▶ _TASK DIRECTIONS_:
Images are not part of the copy; transcribe all the data exactly.

'''

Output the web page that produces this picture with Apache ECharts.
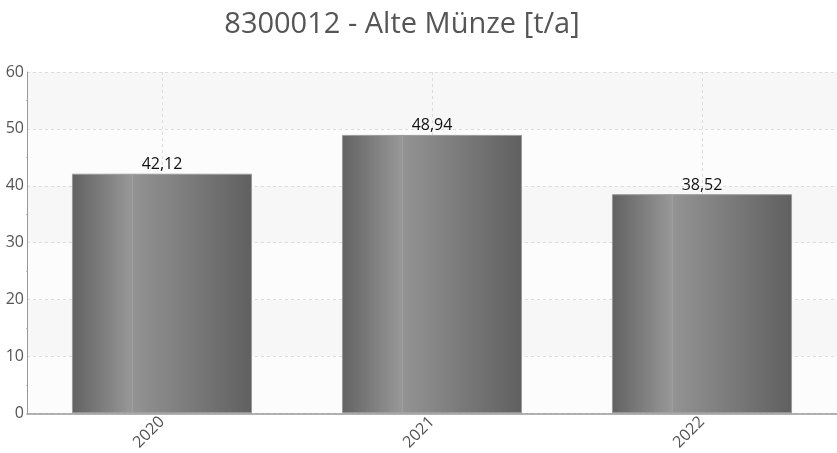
<!DOCTYPE html>
<html>
<head>
<meta charset="utf-8">
<script src="https://cdn.jsdelivr.net/npm/echarts@6/dist/echarts.min.js"></script>
<style>
  html, body { margin: 0; padding: 0; background: #fff; }
  #chart { width: 837px; height: 453px; }
</style>
</head>
<body>
<div id="chart"></div>
<script>
var years = ["2020", "2021", "2022"];
var values = [42.12, 48.94, 38.52];
var yTicks = { min: 0, max: 60, interval: 10 };

var chart = echarts.init(document.getElementById("chart"));

// Balken: horizontaler Grauverlauf mit heller Kante bei 1/3
var barColor = new echarts.graphic.LinearGradient(0, 0, 1, 0, [
  { offset: 0, color: "#626262" },
  { offset: 0.33, color: "#979797" },
  { offset: 0.335, color: "#a2a2a2" },
  { offset: 0.34, color: "#939393" },
  { offset: 1, color: "#606060" }
]);

var option = {
  animation: false,
  title: {
    text: "8300012 - Alte Münze [t/a]",
    left: 397,
    top: 5,
    textAlign: "center",
    textStyle: {
      fontFamily: "Open Sans",
      fontSize: 29,
      fontWeight: "normal",
      color: "#555555"
    }
  },
  grid: { left: 27, right: 0, top: 72, bottom: 37 },
  xAxis: {
    type: "category",
    data: years,
    axisLine: { lineStyle: { color: "#999999", width: 1.5 } },
    axisTick: { show: false, alignWithLabel: true },
    axisLabel: {
      rotate: 45,
      fontFamily: "Open Sans",
      fontSize: 16,
      color: "#555555",
      margin: 6
    },
    splitLine: {
      show: true,
      alignWithLabel: true,
      interval: 0,
      lineStyle: { color: "#dddddd", type: [3, 3] }
    }
  },
  yAxis: {
    type: "value",
    min: yTicks.min,
    max: yTicks.max,
    interval: yTicks.interval,
    axisLine: { show: true, lineStyle: { color: "#999999" } },
    axisTick: { show: false },
    minorTick: { show: true, splitNumber: 2, length: 1, lineStyle: { color: "#f0b0b0" } },
    axisLabel: {
      fontFamily: "Open Sans",
      fontSize: 16,
      color: "#555555",
      margin: 3
    },
    splitLine: { lineStyle: { color: "#dddddd", type: [3, 3] } },
    splitArea: { show: true, areaStyle: { color: ["#fcfcfc", "#f7f7f7"] } }
  },
  series: [
    {
      type: "bar",
      data: values,
      barWidth: "66.7%",
      itemStyle: { color: barColor, borderColor: "#9a9a9a", borderWidth: 1 },
      label: {
        show: true,
        position: "top",
        distance: 1,
        fontFamily: "Open Sans",
        fontSize: 16,
        color: "#111111",
        formatter: function (p) {
          return p.value.toFixed(2).replace(".", ",");
        }
      }
    }
  ]
};

chart.setOption(option);
</script>
</body>
</html>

'''

▶ _ANSWER BELOW_:
Output the web page that produces this picture with Apache ECharts.
<!DOCTYPE html>
<html>
<head>
<meta charset="utf-8">
<script src="https://cdn.jsdelivr.net/npm/echarts@6/dist/echarts.min.js"></script>
<style>
  html, body { margin: 0; padding: 0; background: #fff; }
  #chart { width: 837px; height: 453px; }
</style>
</head>
<body>
<div id="chart"></div>
<script>
var years = ["2020", "2021", "2022"];
var values = [42.12, 48.94, 38.52];
var yTicks = { min: 0, max: 60, interval: 10 };

var chart = echarts.init(document.getElementById("chart"));

// Balken: horizontaler Grauverlauf mit heller Kante bei 1/3
var barColor = new echarts.graphic.LinearGradient(0, 0, 1, 0, [
  { offset: 0, color: "#626262" },
  { offset: 0.33, color: "#979797" },
  { offset: 0.335, color: "#a2a2a2" },
  { offset: 0.34, color: "#939393" },
  { offset: 1, color: "#606060" }
]);

var option = {
  animation: false,
  title: {
    text: "8300012 - Alte Münze [t/a]",
    left: 397,
    top: 5,
    textAlign: "center",
    textStyle: {
      fontFamily: "Open Sans",
      fontSize: 29,
      fontWeight: "normal",
      color: "#555555"
    }
  },
  grid: { left: 27, right: 0, top: 72, bottom: 37 },
  xAxis: {
    type: "category",
    data: years,
    axisLine: { lineStyle: { color: "#999999", width: 1.5 } },
    axisTick: { show: false, alignWithLabel: true },
    axisLabel: {
      rotate: 45,
      fontFamily: "Open Sans",
      fontSize: 16,
      color: "#555555",
      margin: 6
    },
    splitLine: {
      show: true,
      alignWithLabel: true,
      interval: 0,
      lineStyle: { color: "#dddddd", type: [3, 3] }
    }
  },
  yAxis: {
    type: "value",
    min: yTicks.min,
    max: yTicks.max,
    interval: yTicks.interval,
    axisLine: { show: true, lineStyle: { color: "#999999" } },
    axisTick: { show: false },
    minorTick: { show: true, splitNumber: 2, length: 1, lineStyle: { color: "#f0b0b0" } },
    axisLabel: {
      fontFamily: "Open Sans",
      fontSize: 16,
      color: "#555555",
      margin: 3
    },
    splitLine: { lineStyle: { color: "#dddddd", type: [3, 3] } },
    splitArea: { show: true, areaStyle: { color: ["#fcfcfc", "#f7f7f7"] } }
  },
  series: [
    {
      type: "bar",
      data: values,
      barWidth: "66.7%",
      itemStyle: { color: barColor, borderColor: "#9a9a9a", borderWidth: 1 },
      label: {
        show: true,
        position: "top",
        distance: 1,
        fontFamily: "Open Sans",
        fontSize: 16,
        color: "#111111",
        formatter: function (p) {
          return p.value.toFixed(2).replace(".", ",");
        }
      }
    }
  ]
};

chart.setOption(option);
</script>
</body>
</html>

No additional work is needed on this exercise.